## STATED PROBLEM
Repeat, exactly and in full, the lines of the listing below, but without any pictures.
◆ ◆ ◆ ◆ ◆ ◆ ◆
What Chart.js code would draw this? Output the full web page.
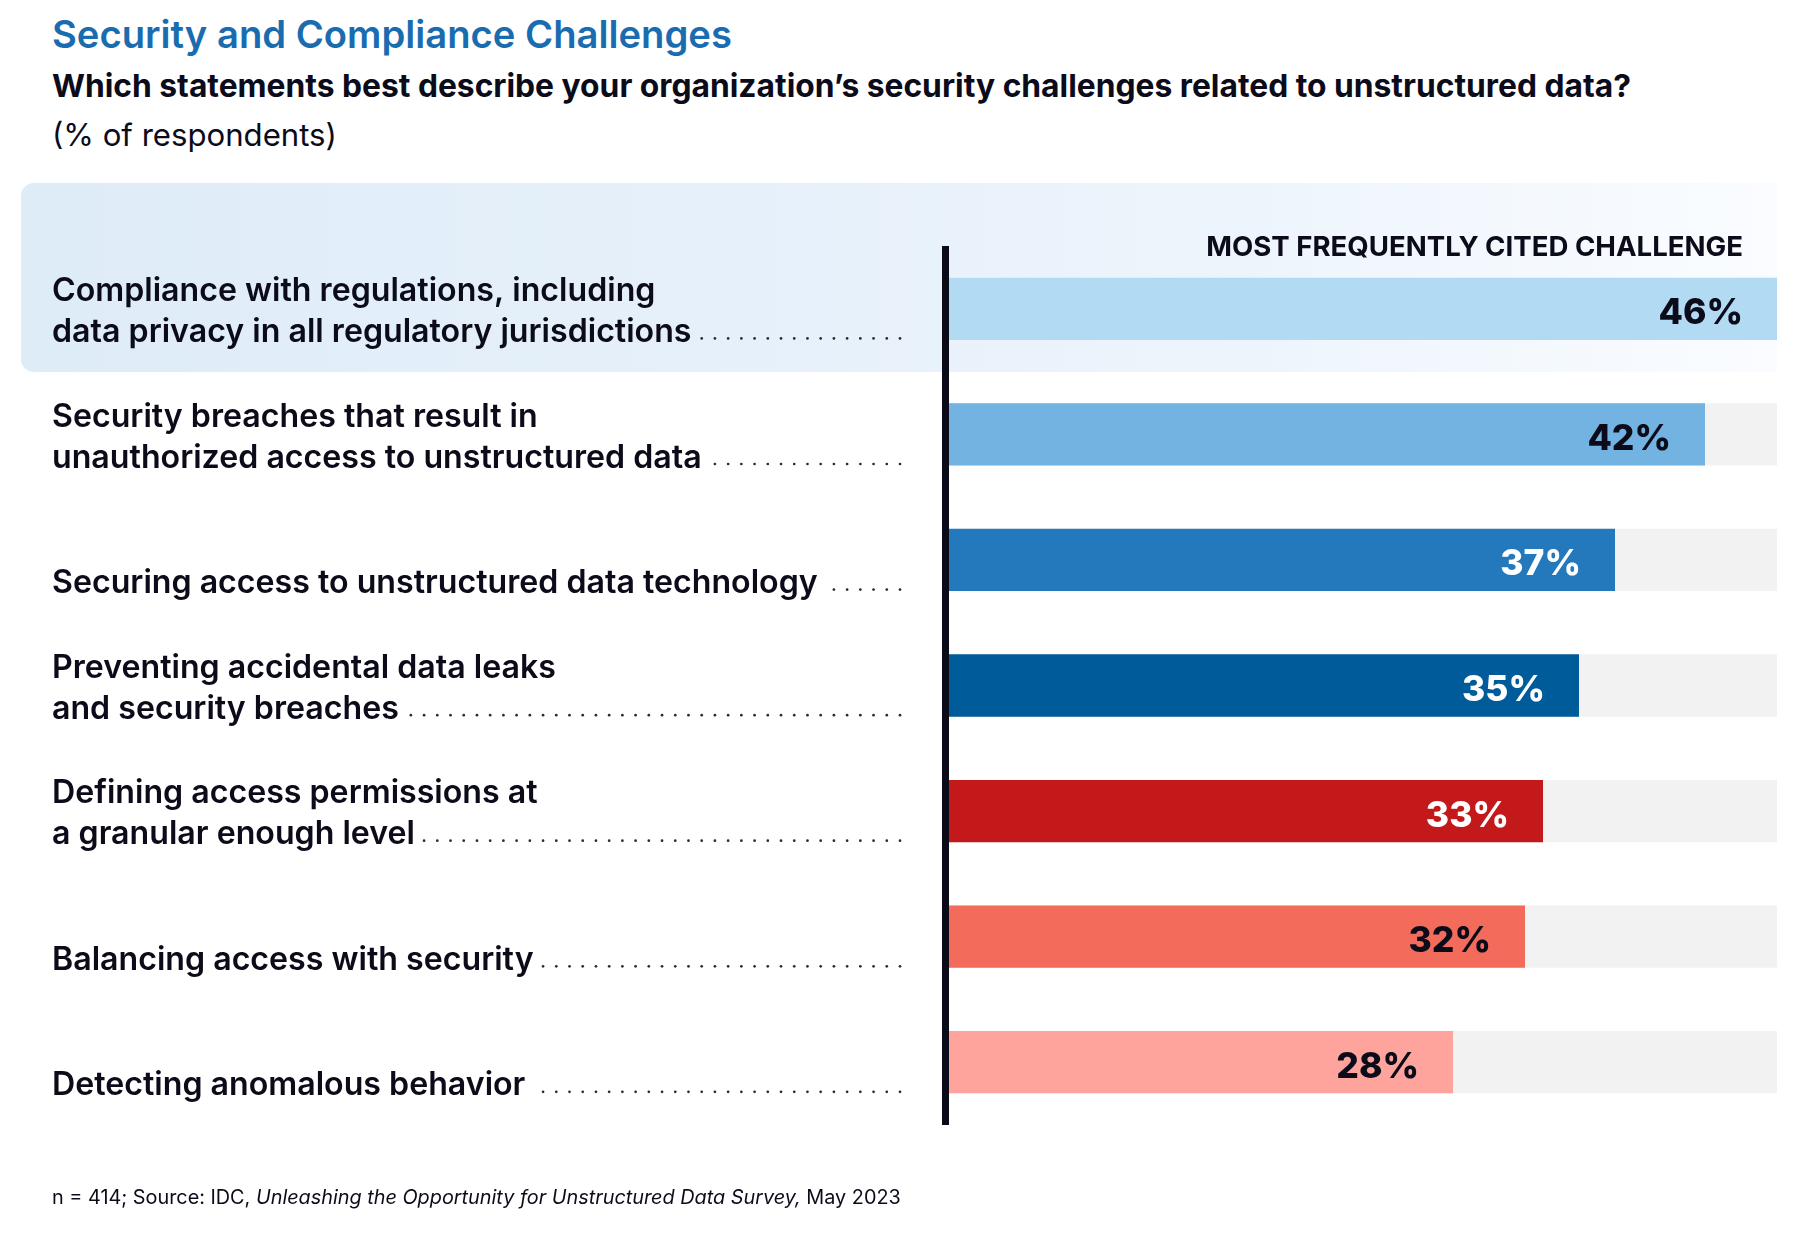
<!DOCTYPE html>
<html><head><meta charset="utf-8">
<script src="https://cdn.jsdelivr.net/npm/chart.js@4.4.0/dist/chart.umd.min.js"></script>
<style>
html,body{margin:0;padding:0;background:#fff;}
#wrap{position:relative;width:1800px;height:1237px;overflow:hidden;font-family:Inter,"Open Sans",sans-serif;color:#0b0b1a;}
.t{position:absolute;white-space:nowrap;line-height:1;margin:0;padding:0;}
#hl{position:absolute;left:21px;top:183px;width:1756px;height:189px;border-radius:13px 0 0 13px;background:linear-gradient(to right,#deecf8 0%,#e6f0fa 40%,#edf5fc 70%,#fafcff 100%);}
#title{color:#1a6cb0;font-weight:600;}
#sub{font-weight:700;}
#unit{font-weight:400;}
#note{font-weight:700;}
#foot{font-weight:400;}
canvas{position:absolute;left:0;top:0;}
</style></head><body>
<div id="wrap">
<div id="hl"></div>
<h1 class="t" id="title">Security and Compliance Challenges</h1>
<div class="t" id="sub">Which statements best describe your organization’s security challenges related to unstructured data?</div>
<div class="t" id="unit">(% of respondents)</div>
<canvas id="c" width="1800" height="1237"></canvas>
<div class="t" id="note">MOST FREQUENTLY CITED CHALLENGE</div>
<div class="t" id="foot">n = 414; Source: IDC, <i>Unleashing the Opportunity for Unstructured Data Survey,</i> May 2023</div>
</div>
<script>
// ---- data ----
const categories = [
  ['Compliance with regulations, including', 'data privacy in all regulatory jurisdictions'],
  ['Security breaches that result in', 'unauthorized access to unstructured data'],
  ['Securing access to unstructured data technology'],
  ['Preventing accidental data leaks', 'and security breaches'],
  ['Defining access permissions at', 'a granular enough level'],
  ['Balancing access with security'],
  ['Detecting anomalous behavior']
];
const values = [46, 42, 37, 35, 33, 32, 28];
const trackValues = [46, 46, 46, 46, 46, 46, 46];
const barColors = ['#b3daf3', '#72b3e2', '#2479bd', '#005b9b', '#c4191a', '#f26b5b', '#ffa39d'];
const valueLabelColors = ['#0b0b1a', '#0b0b1a', '#ffffff', '#ffffff', '#ffffff', '#0b0b1a', '#0b0b1a'];
const trackColor = '#f2f2f2';
const TEXT = '#0b0b1a';

// ---- font fitting helpers ----
const FAMILY = 'Inter, "Open Sans", sans-serif';
const meas = document.createElement('canvas').getContext('2d');
function tw(text, weight, size, style) {
  meas.font = `${style || 'normal'} ${weight} ${size}px ${FAMILY}`;
  return meas.measureText(text).width;
}
function fit(text, weight, target, style) { return 100 * target / tw(text, weight, 100, style); }
const ASC = 0.8633;
function place(id, size, baseline, left, right) {
  const el = document.getElementById(id);
  el.style.fontSize = size + 'px';
  el.style.top = (baseline - ASC * size) + 'px';
  if (left != null) el.style.left = left + 'px';
  if (right != null) el.style.right = right + 'px';
}
place('title', fit('Security and Compliance Challenges', 600, 680), 47.5, 52);
place('sub', fit('Which statements best describe your organization’s security challenges related to unstructured data?', 700, 1580), 97.5, 52);
place('unit', fit('(% of respondents)', 400, 285), 146.5, 52);
place('note', fit('MOST FREQUENTLY CITED CHALLENGE', 700, 537), 256.5, null, 57);
(function () {
  const w = tw('n = 414; Source: IDC, ', 400, 100) + tw('Unleashing the Opportunity for Unstructured Data Survey,', 400, 100, 'italic') + tw(' May 2023', 400, 100);
  place('foot', 100 * 849 / w, 1205, 52);
})();

const labelSize = fit('Securing access to unstructured data technology', 600, 766);
const valueSize = 35.5;
const LINE_H = 41;

const axisLine = {
  id: 'axisLine',
  afterDatasetsDraw(chart) {
    const { ctx, chartArea } = chart;
    ctx.save();
    ctx.fillStyle = '#0a0a18';
    ctx.fillRect(chartArea.left - 7, chartArea.top, 7, chartArea.bottom - chartArea.top);
    ctx.restore();
  }
};
const leaders = {
  id: 'leaders',
  afterDraw(chart) {
    const { ctx } = chart;
    const ys = chart.scales.y;
    const meta = chart.getDatasetMeta(0);
    ctx.save();
    ctx.font = `600 ${labelSize}px ${FAMILY}`;
    ctx.fillStyle = '#2a2a35';
    categories.forEach((lines, i) => {
      const bar = meta.data[i];
      const y = bar.y + bar.height / 2 - 1.5;
      const endX = ys.left + ctx.measureText(lines[lines.length - 1]).width;
      for (let x = 900; x >= endX + 4.5; x -= 13.22) {
        ctx.beginPath(); ctx.arc(x, y, 1.35, 0, Math.PI * 2); ctx.fill();
      }
    });
    ctx.restore();
  }
};
const valueLabels = {
  id: 'valueLabels',
  afterDatasetsDraw(chart) {
    const { ctx } = chart;
    const meta = chart.getDatasetMeta(0);
    ctx.save();
    ctx.font = `800 ${valueSize}px ${FAMILY}`;
    ctx.textAlign = 'right';
    ctx.textBaseline = 'alphabetic';
    meta.data.forEach((bar, i) => {
      ctx.fillStyle = valueLabelColors[i];
      ctx.fillText(values[i] + '%', bar.x - 34, bar.y + 15.5);
    });
    ctx.restore();
  }
};

new Chart(document.getElementById('c'), {
  type: 'bar',
  data: {
    labels: categories.map(l => l.join(' ')),
    datasets: [
      { label: 'Respondents (%)', data: values, backgroundColor: barColors, grouped: false, order: 1,
        categoryPercentage: 1, barPercentage: 0.496, borderWidth: 0 },
      { label: 'Track', data: trackValues, backgroundColor: trackColor, grouped: false, order: 2,
        categoryPercentage: 1, barPercentage: 0.496, borderWidth: 0 }
    ]
  },
  options: {
    indexAxis: 'y',
    responsive: false,
    animation: false,
    layout: { padding: { left: 52, top: 246, right: 23, bottom: 112 } },
    scales: {
      x: { display: false, min: 0, max: Math.max(...trackValues) },
      y: {
        position: 'left',
        grid: { display: false },
        border: { display: false },
        ticks: {
          crossAlign: 'far', padding: 0, color: TEXT, labelOffset: 3,
          font: { family: FAMILY, weight: 600, size: labelSize, lineHeight: LINE_H / labelSize },
          callback: (v, i) => categories[i].length === 1 ? ['', categories[i][0]] : categories[i]
        },
        afterFit: s => { s.width = 949 - 52; }
      }
    },
    plugins: { legend: { display: false }, tooltip: { enabled: false } }
  },
  plugins: [axisLine, leaders, valueLabels]
});
</script>
</body></html>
◆ ◆ ◆ ◆ ◆ ◆ ◆
## RESULT OF THE TASK
What Chart.js code would draw this? Output the full web page.
<!DOCTYPE html>
<html><head><meta charset="utf-8">
<script src="https://cdn.jsdelivr.net/npm/chart.js@4.4.0/dist/chart.umd.min.js"></script>
<style>
html,body{margin:0;padding:0;background:#fff;}
#wrap{position:relative;width:1800px;height:1237px;overflow:hidden;font-family:Inter,"Open Sans",sans-serif;color:#0b0b1a;}
.t{position:absolute;white-space:nowrap;line-height:1;margin:0;padding:0;}
#hl{position:absolute;left:21px;top:183px;width:1756px;height:189px;border-radius:13px 0 0 13px;background:linear-gradient(to right,#deecf8 0%,#e6f0fa 40%,#edf5fc 70%,#fafcff 100%);}
#title{color:#1a6cb0;font-weight:600;}
#sub{font-weight:700;}
#unit{font-weight:400;}
#note{font-weight:700;}
#foot{font-weight:400;}
canvas{position:absolute;left:0;top:0;}
</style></head><body>
<div id="wrap">
<div id="hl"></div>
<h1 class="t" id="title">Security and Compliance Challenges</h1>
<div class="t" id="sub">Which statements best describe your organization’s security challenges related to unstructured data?</div>
<div class="t" id="unit">(% of respondents)</div>
<canvas id="c" width="1800" height="1237"></canvas>
<div class="t" id="note">MOST FREQUENTLY CITED CHALLENGE</div>
<div class="t" id="foot">n = 414; Source: IDC, <i>Unleashing the Opportunity for Unstructured Data Survey,</i> May 2023</div>
</div>
<script>
// ---- data ----
const categories = [
  ['Compliance with regulations, including', 'data privacy in all regulatory jurisdictions'],
  ['Security breaches that result in', 'unauthorized access to unstructured data'],
  ['Securing access to unstructured data technology'],
  ['Preventing accidental data leaks', 'and security breaches'],
  ['Defining access permissions at', 'a granular enough level'],
  ['Balancing access with security'],
  ['Detecting anomalous behavior']
];
const values = [46, 42, 37, 35, 33, 32, 28];
const trackValues = [46, 46, 46, 46, 46, 46, 46];
const barColors = ['#b3daf3', '#72b3e2', '#2479bd', '#005b9b', '#c4191a', '#f26b5b', '#ffa39d'];
const valueLabelColors = ['#0b0b1a', '#0b0b1a', '#ffffff', '#ffffff', '#ffffff', '#0b0b1a', '#0b0b1a'];
const trackColor = '#f2f2f2';
const TEXT = '#0b0b1a';

// ---- font fitting helpers ----
const FAMILY = 'Inter, "Open Sans", sans-serif';
const meas = document.createElement('canvas').getContext('2d');
function tw(text, weight, size, style) {
  meas.font = `${style || 'normal'} ${weight} ${size}px ${FAMILY}`;
  return meas.measureText(text).width;
}
function fit(text, weight, target, style) { return 100 * target / tw(text, weight, 100, style); }
const ASC = 0.8633;
function place(id, size, baseline, left, right) {
  const el = document.getElementById(id);
  el.style.fontSize = size + 'px';
  el.style.top = (baseline - ASC * size) + 'px';
  if (left != null) el.style.left = left + 'px';
  if (right != null) el.style.right = right + 'px';
}
place('title', fit('Security and Compliance Challenges', 600, 680), 47.5, 52);
place('sub', fit('Which statements best describe your organization’s security challenges related to unstructured data?', 700, 1580), 97.5, 52);
place('unit', fit('(% of respondents)', 400, 285), 146.5, 52);
place('note', fit('MOST FREQUENTLY CITED CHALLENGE', 700, 537), 256.5, null, 57);
(function () {
  const w = tw('n = 414; Source: IDC, ', 400, 100) + tw('Unleashing the Opportunity for Unstructured Data Survey,', 400, 100, 'italic') + tw(' May 2023', 400, 100);
  place('foot', 100 * 849 / w, 1205, 52);
})();

const labelSize = fit('Securing access to unstructured data technology', 600, 766);
const valueSize = 35.5;
const LINE_H = 41;

const axisLine = {
  id: 'axisLine',
  afterDatasetsDraw(chart) {
    const { ctx, chartArea } = chart;
    ctx.save();
    ctx.fillStyle = '#0a0a18';
    ctx.fillRect(chartArea.left - 7, chartArea.top, 7, chartArea.bottom - chartArea.top);
    ctx.restore();
  }
};
const leaders = {
  id: 'leaders',
  afterDraw(chart) {
    const { ctx } = chart;
    const ys = chart.scales.y;
    const meta = chart.getDatasetMeta(0);
    ctx.save();
    ctx.font = `600 ${labelSize}px ${FAMILY}`;
    ctx.fillStyle = '#2a2a35';
    categories.forEach((lines, i) => {
      const bar = meta.data[i];
      const y = bar.y + bar.height / 2 - 1.5;
      const endX = ys.left + ctx.measureText(lines[lines.length - 1]).width;
      for (let x = 900; x >= endX + 4.5; x -= 13.22) {
        ctx.beginPath(); ctx.arc(x, y, 1.35, 0, Math.PI * 2); ctx.fill();
      }
    });
    ctx.restore();
  }
};
const valueLabels = {
  id: 'valueLabels',
  afterDatasetsDraw(chart) {
    const { ctx } = chart;
    const meta = chart.getDatasetMeta(0);
    ctx.save();
    ctx.font = `800 ${valueSize}px ${FAMILY}`;
    ctx.textAlign = 'right';
    ctx.textBaseline = 'alphabetic';
    meta.data.forEach((bar, i) => {
      ctx.fillStyle = valueLabelColors[i];
      ctx.fillText(values[i] + '%', bar.x - 34, bar.y + 15.5);
    });
    ctx.restore();
  }
};

new Chart(document.getElementById('c'), {
  type: 'bar',
  data: {
    labels: categories.map(l => l.join(' ')),
    datasets: [
      { label: 'Respondents (%)', data: values, backgroundColor: barColors, grouped: false, order: 1,
        categoryPercentage: 1, barPercentage: 0.496, borderWidth: 0 },
      { label: 'Track', data: trackValues, backgroundColor: trackColor, grouped: false, order: 2,
        categoryPercentage: 1, barPercentage: 0.496, borderWidth: 0 }
    ]
  },
  options: {
    indexAxis: 'y',
    responsive: false,
    animation: false,
    layout: { padding: { left: 52, top: 246, right: 23, bottom: 112 } },
    scales: {
      x: { display: false, min: 0, max: Math.max(...trackValues) },
      y: {
        position: 'left',
        grid: { display: false },
        border: { display: false },
        ticks: {
          crossAlign: 'far', padding: 0, color: TEXT, labelOffset: 3,
          font: { family: FAMILY, weight: 600, size: labelSize, lineHeight: LINE_H / labelSize },
          callback: (v, i) => categories[i].length === 1 ? ['', categories[i][0]] : categories[i]
        },
        afterFit: s => { s.width = 949 - 52; }
      }
    },
    plugins: { legend: { display: false }, tooltip: { enabled: false } }
  },
  plugins: [axisLine, leaders, valueLabels]
});
</script>
</body></html>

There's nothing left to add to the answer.